Personalmente il mio senso del tempo ludico varia molto, in base al titolo che ho di fronte e – lo ammetto – anche a seconda del mio umore di quella giornata. Ho giocato volentieri per ore a titoli appartenenti a generi che non amo troppo, e allo stesso tempo ho “rigettato” wargames che già dopo venti minuti mi avevano letteralmente nauseato...

Ora, non fatemi fare la fine del Prichard in quella meravigliosa scena di quell'altrettanto meraviglioso film che è L'attimo fuggente, ma credo che – prendendo a prestito una definizione della fisica e muovendosi con tutte le cautele del caso – sia possibile individuare un metodo di valutazione dell'“intensità” di un certo gioco: l'intensità ludica è pari al livello di soddisfazione e divertimento che un determinato gioco è in grado di darci, rapportato alla durata media di una partita.

Per comprenderci, sono più che disposto ad accettare le due-tre ore di uno scontro a Tide of Iron visto quanto mi piace questo titolo, mentre non sopporto nemmeno dieci minuti di Wreckage visto il moto di ribrezzo che mi prende ogni volta che solo penso a quell'immonda schifezza.

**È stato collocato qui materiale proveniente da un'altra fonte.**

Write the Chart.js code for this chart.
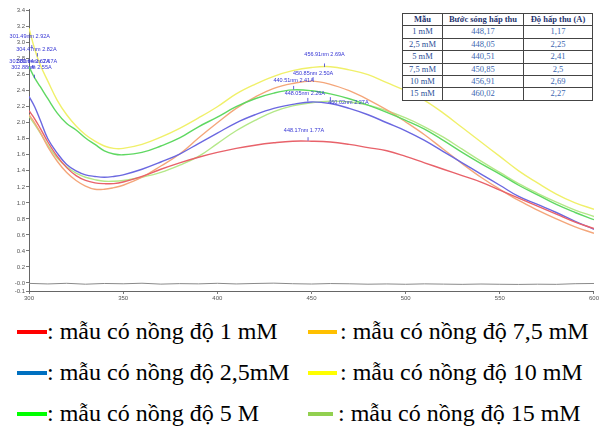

L'intensità deve essere costante e rimanere sempre ad un certo livello: se un gioco mi dà una soddisfazione, diciamo, di quattro a fronte di una durata di due (con intensità ludica pari a due), un gioco che duri quattro dovrà almeno darmi una soddisfazione di otto per mantenere l'intensità a due (otto diviso quattro fa per l'appunto due)... se invece continuasse a darmi solo “quattro” mi piacerebbe di meno (quattro di soddisfazione diviso quattro di durata fa solo uno di intensità). Una girandola di numeri per dire più semplicemente: perchè lo consideri alla pari, un gioco più lungo mi deve divertire complessivamente almeno il doppio di un altro più breve che duri la metà. E' ciò che mi rende un fan sfegatato dei titoli alla Commands and Colors, pur sapendo che i ben più complessi titoli della serie Great Battles of History sono storicamente molto più plausibili.

Se adottiamo questa classificazione potremo comprendere se un determinato gioco vale la pena di essere giocato o no, considerando quanto poco tempo possiamo dedicare ad una delle più nobili occupazioni della nostra mente.